_Task statement_
Return the listing below exactly, with the pictures dropped.

◆ ◆ ◆ ◆ ◆

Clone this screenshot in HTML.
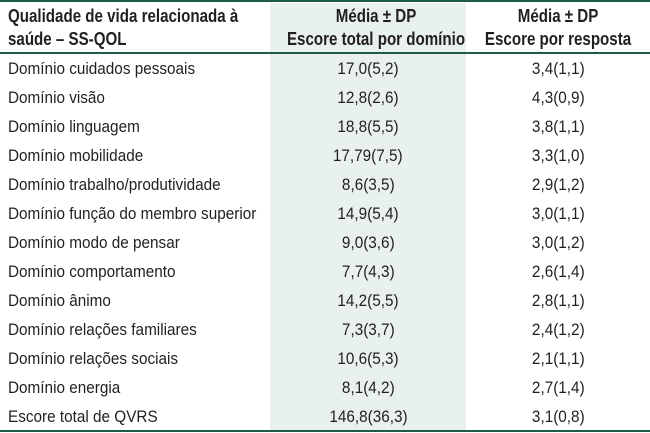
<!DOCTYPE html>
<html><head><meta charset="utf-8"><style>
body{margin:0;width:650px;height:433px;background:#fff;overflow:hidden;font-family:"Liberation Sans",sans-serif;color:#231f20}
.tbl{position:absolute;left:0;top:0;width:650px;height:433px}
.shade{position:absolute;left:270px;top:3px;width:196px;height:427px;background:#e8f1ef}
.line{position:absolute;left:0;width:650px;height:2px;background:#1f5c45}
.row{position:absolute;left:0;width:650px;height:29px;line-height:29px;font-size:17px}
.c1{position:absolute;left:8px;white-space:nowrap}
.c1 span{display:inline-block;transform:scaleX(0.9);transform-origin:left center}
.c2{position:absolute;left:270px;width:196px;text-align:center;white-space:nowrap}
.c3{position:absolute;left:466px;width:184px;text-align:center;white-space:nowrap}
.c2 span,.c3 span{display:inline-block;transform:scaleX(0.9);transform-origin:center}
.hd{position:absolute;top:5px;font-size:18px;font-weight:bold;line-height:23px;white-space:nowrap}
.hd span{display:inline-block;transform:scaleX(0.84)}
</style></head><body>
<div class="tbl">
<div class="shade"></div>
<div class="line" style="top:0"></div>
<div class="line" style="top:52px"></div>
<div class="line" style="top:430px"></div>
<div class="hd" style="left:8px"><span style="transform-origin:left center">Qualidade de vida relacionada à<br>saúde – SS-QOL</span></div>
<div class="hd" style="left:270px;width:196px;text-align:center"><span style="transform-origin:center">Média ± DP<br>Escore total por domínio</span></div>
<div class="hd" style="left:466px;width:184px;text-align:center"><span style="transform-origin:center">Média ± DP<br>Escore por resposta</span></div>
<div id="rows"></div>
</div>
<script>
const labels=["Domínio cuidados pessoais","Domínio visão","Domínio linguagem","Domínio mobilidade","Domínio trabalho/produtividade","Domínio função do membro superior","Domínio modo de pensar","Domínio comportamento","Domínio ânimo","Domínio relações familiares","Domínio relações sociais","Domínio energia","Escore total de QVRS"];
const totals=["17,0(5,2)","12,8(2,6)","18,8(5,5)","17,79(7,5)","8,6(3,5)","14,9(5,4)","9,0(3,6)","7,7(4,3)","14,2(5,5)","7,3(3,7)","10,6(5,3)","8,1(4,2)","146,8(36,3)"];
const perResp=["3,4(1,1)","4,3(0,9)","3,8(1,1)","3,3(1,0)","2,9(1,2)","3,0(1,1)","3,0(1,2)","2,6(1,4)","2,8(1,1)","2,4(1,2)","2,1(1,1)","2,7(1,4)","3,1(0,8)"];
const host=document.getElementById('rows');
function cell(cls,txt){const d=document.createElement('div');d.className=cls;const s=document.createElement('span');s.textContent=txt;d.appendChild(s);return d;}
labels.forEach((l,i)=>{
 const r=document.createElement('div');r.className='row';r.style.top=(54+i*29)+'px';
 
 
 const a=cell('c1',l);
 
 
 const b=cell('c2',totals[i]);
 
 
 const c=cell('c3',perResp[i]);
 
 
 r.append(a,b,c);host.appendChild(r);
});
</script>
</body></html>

◆ ◆ ◆ ◆ ◆

_Exercise output_
Clone this screenshot in HTML.
<!DOCTYPE html>
<html><head><meta charset="utf-8"><style>
body{margin:0;width:650px;height:433px;background:#fff;overflow:hidden;font-family:"Liberation Sans",sans-serif;color:#231f20}
.tbl{position:absolute;left:0;top:0;width:650px;height:433px}
.shade{position:absolute;left:270px;top:3px;width:196px;height:427px;background:#e8f1ef}
.line{position:absolute;left:0;width:650px;height:2px;background:#1f5c45}
.row{position:absolute;left:0;width:650px;height:29px;line-height:29px;font-size:17px}
.c1{position:absolute;left:8px;white-space:nowrap}
.c1 span{display:inline-block;transform:scaleX(0.9);transform-origin:left center}
.c2{position:absolute;left:270px;width:196px;text-align:center;white-space:nowrap}
.c3{position:absolute;left:466px;width:184px;text-align:center;white-space:nowrap}
.c2 span,.c3 span{display:inline-block;transform:scaleX(0.9);transform-origin:center}
.hd{position:absolute;top:5px;font-size:18px;font-weight:bold;line-height:23px;white-space:nowrap}
.hd span{display:inline-block;transform:scaleX(0.84)}
</style></head><body>
<div class="tbl">
<div class="shade"></div>
<div class="line" style="top:0"></div>
<div class="line" style="top:52px"></div>
<div class="line" style="top:430px"></div>
<div class="hd" style="left:8px"><span style="transform-origin:left center">Qualidade de vida relacionada à<br>saúde – SS-QOL</span></div>
<div class="hd" style="left:270px;width:196px;text-align:center"><span style="transform-origin:center">Média ± DP<br>Escore total por domínio</span></div>
<div class="hd" style="left:466px;width:184px;text-align:center"><span style="transform-origin:center">Média ± DP<br>Escore por resposta</span></div>
<div id="rows"></div>
</div>
<script>
const labels=["Domínio cuidados pessoais","Domínio visão","Domínio linguagem","Domínio mobilidade","Domínio trabalho/produtividade","Domínio função do membro superior","Domínio modo de pensar","Domínio comportamento","Domínio ânimo","Domínio relações familiares","Domínio relações sociais","Domínio energia","Escore total de QVRS"];
const totals=["17,0(5,2)","12,8(2,6)","18,8(5,5)","17,79(7,5)","8,6(3,5)","14,9(5,4)","9,0(3,6)","7,7(4,3)","14,2(5,5)","7,3(3,7)","10,6(5,3)","8,1(4,2)","146,8(36,3)"];
const perResp=["3,4(1,1)","4,3(0,9)","3,8(1,1)","3,3(1,0)","2,9(1,2)","3,0(1,1)","3,0(1,2)","2,6(1,4)","2,8(1,1)","2,4(1,2)","2,1(1,1)","2,7(1,4)","3,1(0,8)"];
const host=document.getElementById('rows');
function cell(cls,txt){const d=document.createElement('div');d.className=cls;const s=document.createElement('span');s.textContent=txt;d.appendChild(s);return d;}
labels.forEach((l,i)=>{
 const r=document.createElement('div');r.className='row';r.style.top=(54+i*29)+'px';
 
 
 const a=cell('c1',l);
 
 
 const b=cell('c2',totals[i]);
 
 
 const c=cell('c3',perResp[i]);
 
 
 r.append(a,b,c);host.appendChild(r);
});
</script>
</body></html>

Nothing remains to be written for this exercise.